Secondly, check the water heating temperature. If this is set too high, your heat pump will be using more power to get the water to the correct temperature. You can reduce the temperature of the water to 40 °C or lower. This will still be sufficient to heat your home in an efficient way.
Improper maintenance of your heat pump could lead to a 25 per cent increase in your energy bills. Blocked and dirty filters reduce the amount of airflow that can pass through the system and may harm performance. It’s also worth checking the fan regularly to ensure there isn’t any debris, such as leaves, stuck in it. Your heat pump, just like a boiler should be serviced annually.
Finally, heat pumps have the ability to be combined with solar PV panels. By using electricity that is produced on site, you could reduce your energy bills while also decreasing your carbon footprint. It’s thought that using solar PV panels could reduce the running costs of your heat pump by up to 40 per cent. Although having solar PV panels installed requires an investment, you’d likely earn back the cost within a few years.
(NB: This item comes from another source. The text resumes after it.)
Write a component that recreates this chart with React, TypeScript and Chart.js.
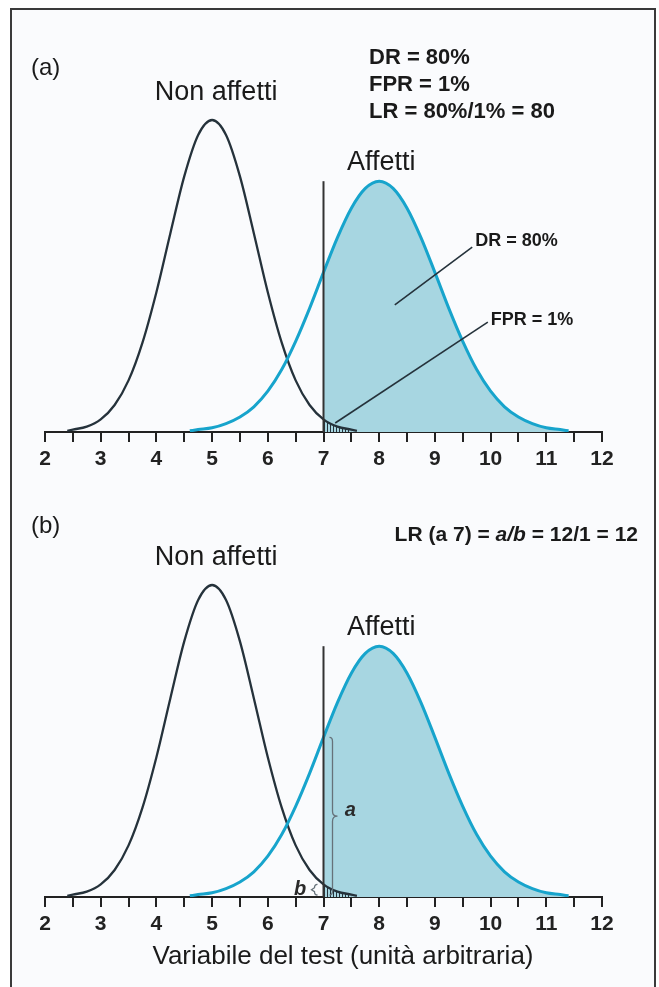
import React, { useEffect, useRef } from "react";
import { Chart, registerables } from "chart.js";

Chart.register(...registerables);

// ---------- data ----------
const X_MIN = 2;
const X_MAX = 12;
const Y_MAX = 0.6;
const xTickLabels = [2, 3, 4, 5, 6, 7, 8, 9, 10, 11, 12];
const xMinorTicks = [2.5, 3.5, 4.5, 5.5, 6.5, 7.5, 8.5, 9.5, 10.5, 11.5];

const nonAffettiX = [2.4, 2.5, 2.75, 3, 3.25, 3.5, 3.75, 4, 4.25, 4.5, 4.75, 5, 5.25, 5.5, 5.75, 6, 6.25, 6.5, 6.75, 7, 7.25, 7.5, 7.6];
const nonAffettiY = [0.002, 0.004, 0.009, 0.021, 0.045, 0.086, 0.149, 0.233, 0.331, 0.426, 0.495, 0.52, 0.495, 0.426, 0.331, 0.233, 0.149, 0.086, 0.045, 0.021, 0.009, 0.004, 0.002];

const affettiX = [4.6, 4.75, 5, 5.25, 5.5, 5.75, 6, 6.25, 6.5, 6.75, 7, 7.25, 7.5, 7.75, 8, 8.25, 8.5, 8.75, 9, 9.25, 9.5, 9.75, 10, 10.25, 10.5, 10.75, 11, 11.25, 11.4];
const affettiY = [0.002, 0.004, 0.007, 0.014, 0.025, 0.042, 0.068, 0.104, 0.151, 0.206, 0.266, 0.324, 0.373, 0.406, 0.418, 0.406, 0.373, 0.324, 0.266, 0.206, 0.151, 0.104, 0.068, 0.042, 0.025, 0.014, 0.007, 0.004, 0.002];

const nonAffettiPeakX = 5;
const affettiPeakX = 8;
const cutoff = 7;
const cutoffTop = 0.418;
const hatchEnd = 7.5;

// pointer lines of panel (a)
const drPointerX = [8.28, 9.67];
const drPointerY = [0.212, 0.308];
const fprPointerX = [7.21, 9.95];
const fprPointerY = [0.015, 0.183];

// labels of panel (b)
const aLabelX = 7.48;
const aLabelY = 0.145;
const bLabelX = 6.58;
const bLabelY = 0.013;

// ---------- style ----------
const FONT = '"Liberation Sans", Arial, Helvetica, sans-serif';
const DARK = "#25323b";
const BLUE = "#17a4cc";
const FILL = "#a7d6e1";
const TEXT = "#1a1a1a";

type Seg = { text: string; font: string };

function drawText(ctx: CanvasRenderingContext2D, text: string, x: number, y: number, font: string, align: CanvasTextAlign = "left", color = TEXT) {
  ctx.save();
  ctx.font = font;
  ctx.fillStyle = color;
  ctx.textAlign = align;
  ctx.textBaseline = "middle";
  ctx.fillText(text, x, y);
  ctx.restore();
}

function drawSegments(ctx: CanvasRenderingContext2D, segs: Seg[], x: number, y: number, align: "left" | "right") {
  ctx.save();
  ctx.textBaseline = "middle";
  ctx.textAlign = "left";
  ctx.fillStyle = TEXT;
  let total = 0;
  for (const s of segs) {
    ctx.font = s.font;
    total += ctx.measureText(s.text).width;
  }
  let cx = align === "left" ? x : x - total;
  for (const s of segs) {
    ctx.font = s.font;
    ctx.fillText(s.text, cx, y);
    cx += ctx.measureText(s.text).width;
  }
  ctx.restore();
}

function valueAt(xs: number[], ys: number[], x: number) {
  const i = xs.indexOf(x);
  return i >= 0 ? ys[i] : 0;
}

function buildConfig(panel: "a" | "b", padTop: number, scaleH: number, hatch: any) {
  const nonPts = nonAffettiX.map((x, i) => ({ x, y: nonAffettiY[i] }));
  const affPts = affettiX.map((x, i) => ({ x, y: affettiY[i] }));
  const fillPts = affPts.filter((p) => p.x >= cutoff);
  const hatchPts = nonPts.filter((p) => p.x >= cutoff && p.x <= hatchEnd);

  const common = { pointRadius: 0, pointHoverRadius: 0, tension: 0.4, cubicInterpolationMode: "monotone" as const };

  const datasets: any[] = [
    { ...common, label: "DR", data: fillPts, fill: "origin", backgroundColor: FILL, borderColor: "rgba(0,0,0,0)", borderWidth: 0, order: 10 },
    { ...common, label: "FPR", data: hatchPts, fill: "origin", backgroundColor: hatch, borderColor: "rgba(0,0,0,0)", borderWidth: 0, order: 9 },
    { ...common, label: "Non affetti", data: nonPts, fill: false, borderColor: DARK, borderWidth: 2.3, order: 3 },
    { ...common, label: "Affetti", data: affPts, fill: false, borderColor: BLUE, borderWidth: 3, order: 2 },
    { pointRadius: 0, label: "cut-off", data: [{ x: cutoff, y: 0 }, { x: cutoff, y: cutoffTop }], fill: false, borderColor: "#333", borderWidth: 2, tension: 0, order: 1 },
  ];
  if (panel === "a") {
    datasets.push({ pointRadius: 0, label: "DR pointer", data: drPointerX.map((x, i) => ({ x, y: drPointerY[i] })), fill: false, borderColor: DARK, borderWidth: 1.6, tension: 0, order: 0 });
    datasets.push({ pointRadius: 0, label: "FPR pointer", data: fprPointerX.map((x, i) => ({ x, y: fprPointerY[i] })), fill: false, borderColor: DARK, borderWidth: 1.6, tension: 0, order: 0 });
  }

  const tickValues = [...xTickLabels, ...xMinorTicks].sort((p, q) => p - q);

  const overlay = {
    id: "overlay" + panel,
    afterDraw(chart: any) {
      const ctx: CanvasRenderingContext2D = chart.ctx;
      const xs = chart.scales.x;
      const ys = chart.scales.y;
      const regular = (s: number) => `${s}px ${FONT}`;
      const bold = (s: number) => `bold ${s}px ${FONT}`;
      const boldItalic = (s: number) => `italic bold ${s}px ${FONT}`;
      if (panel === "a") {
        drawText(ctx, "(a)", 31, 68, regular(24));
        drawText(ctx, "Non affetti", xs.getPixelForValue(nonAffettiPeakX) + 4, 93, regular(27), "center");
        drawText(ctx, "Affetti", xs.getPixelForValue(affettiPeakX) + 2, 163, regular(27), "center");
        drawText(ctx, "DR = 80%", 369, 58, bold(22));
        drawText(ctx, "FPR = 1%", 369, 85, bold(22));
        drawText(ctx, "LR = 80%/1% = 80", 369, 112, bold(22));
        drawText(ctx, "DR = 80%", xs.getPixelForValue(drPointerX[1]) + 3, ys.getPixelForValue(drPointerY[1]) - 6, bold(18));
        drawText(ctx, "FPR = 1%", xs.getPixelForValue(fprPointerX[1]) + 3, ys.getPixelForValue(fprPointerY[1]) - 2, bold(18));
      } else {
        drawText(ctx, "(b)", 31, 46, regular(24));
        drawSegments(ctx, [
          { text: "LR (a 7) = ", font: bold(21) },
          { text: "a/b", font: boldItalic(21) },
          { text: " = 12/1 = 12", font: bold(21) },
        ], 638, 55, "right");
        drawText(ctx, "Non affetti", xs.getPixelForValue(nonAffettiPeakX) + 4, 78, regular(27), "center");
        drawText(ctx, "Affetti", xs.getPixelForValue(affettiPeakX) + 2, 148, regular(27), "center");

        // brace "a"
        const x0 = xs.getPixelForValue(cutoff) + 9;
        const yTop = ys.getPixelForValue(valueAt(affettiX, affettiY, cutoff));
        const yBot = ys.getPixelForValue(0) - 2;
        const mid = (yTop + yBot) / 2;
        ctx.save();
        ctx.strokeStyle = "#66727a";
        ctx.lineWidth = 1.3;
        ctx.beginPath();
        ctx.moveTo(x0 - 3, yTop);
        ctx.quadraticCurveTo(x0, yTop, x0, yTop + 4);
        ctx.lineTo(x0, mid - 5);
        ctx.quadraticCurveTo(x0, mid, x0 + 5, mid);
        ctx.quadraticCurveTo(x0, mid, x0, mid + 5);
        ctx.lineTo(x0, yBot - 4);
        ctx.quadraticCurveTo(x0, yBot, x0 - 3, yBot);
        ctx.stroke();
        // brace "b"
        const x1 = xs.getPixelForValue(cutoff) - 9;
        const yTopB = ys.getPixelForValue(valueAt(nonAffettiX, nonAffettiY, cutoff));
        const midB = (yTopB + yBot) / 2;
        ctx.beginPath();
        ctx.moveTo(x1 + 3, yTopB);
        ctx.quadraticCurveTo(x1, yTopB, x1, midB - 2);
        ctx.lineTo(x1 - 3, midB);
        ctx.lineTo(x1, midB + 2);
        ctx.quadraticCurveTo(x1, yBot, x1 + 3, yBot);
        ctx.stroke();
        ctx.restore();

        drawText(ctx, "a", xs.getPixelForValue(aLabelX), ys.getPixelForValue(aLabelY), boldItalic(20), "center", "#2a2a2a");
        drawText(ctx, "b", xs.getPixelForValue(bLabelX), ys.getPixelForValue(bLabelY), boldItalic(20), "center", "#2a2a2a");
        drawText(ctx, "Variabile del test (unità arbitraria)", 343, 477, regular(26), "center");
      }
    },
  };

  return {
    type: "line" as const,
    data: { datasets },
    options: {
      animation: false as const,
      responsive: false,
      devicePixelRatio: 1,
      events: [],
      layout: { padding: { left: 45, right: 57, top: padTop, bottom: 0 } },
      plugins: { legend: { display: false }, tooltip: { enabled: false }, title: { display: false } },
      scales: {
        x: {
          type: "linear" as const,
          min: X_MIN,
          max: X_MAX,
          afterFit: (s: any) => {
            s.height = scaleH;
          },
          afterBuildTicks: (s: any) => {
            s.ticks = tickValues.map((v) => ({ value: v }));
          },
          ticks: {
            autoSkip: false,
            maxRotation: 0,
            minRotation: 0,
            padding: 5,
            color: "#222",
            font: { family: FONT, size: 21, weight: "bold" as const },
            callback: (v: any) => (xTickLabels.includes(Number(v)) ? String(v) : ""),
          },
          grid: { drawOnChartArea: false, drawTicks: true, tickLength: 10, color: "#222", lineWidth: 2 },
          border: { display: true, color: "#222", width: 2 },
        },
        y: { display: false, min: 0, max: Y_MAX },
      },
    },
    plugins: [overlay],
  };
}

function Panel(props: { panel: "a" | "b"; top: number; height: number; padTop: number; scaleH: number }) {
  const ref = useRef<HTMLCanvasElement>(null);
  useEffect(() => {
    const canvas = ref.current;
    if (!canvas) return;
    const pc = document.createElement("canvas");
    pc.width = 3;
    pc.height = 3;
    const pctx = pc.getContext("2d")!;
    pctx.fillStyle = DARK;
    pctx.fillRect(0, 0, 1, 3);
    const hatch = canvas.getContext("2d")!.createPattern(pc, "repeat");
    const chart = new Chart(canvas, buildConfig(props.panel, props.padTop, props.scaleH, hatch) as any);
    return () => chart.destroy();
  }, []);
  return (
    <canvas
      ref={ref}
      width={659}
      height={props.height}
      style={{ position: "absolute", left: 0, top: props.top, width: 659, height: props.height, display: "block" }}
    />
  );
}

export default function App() {
  return (
    <div style={{ position: "absolute", left: 0, top: 0, width: 659, height: 987, overflow: "hidden", background: "#ffffff" }}>
      <div
        style={{
          position: "absolute",
          left: 10,
          top: 8,
          width: 642,
          height: 1000,
          border: "2px solid #3a3a3a",
          background: "#fafbfd",
        }}
      />
      <Panel panel="a" top={0} height={480} padTop={72} scaleH={48} />
      <Panel panel="b" top={480} height={507} padTop={57} scaleH={90} />
    </div>
  );
}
If you want to reduce your electricity consumption, there are other things you can try that don’t necessarily involve your heat pump.
You could fit some reflector panels behind each radiator. These prevent heat from escaping through your walls and reflect it back into the room. The panels can either be purchased or made using a large piece of card and some tin foil.
You might look into switching your light bulbs for energy-saving varieties. Not only do they last longer but they’ll also save you money each year.
When it comes to appliances, such as a washing machine and dishwasher, make sure that they’re full before you turn them on - it’s better to wash a full load instead of multiple smaller ones.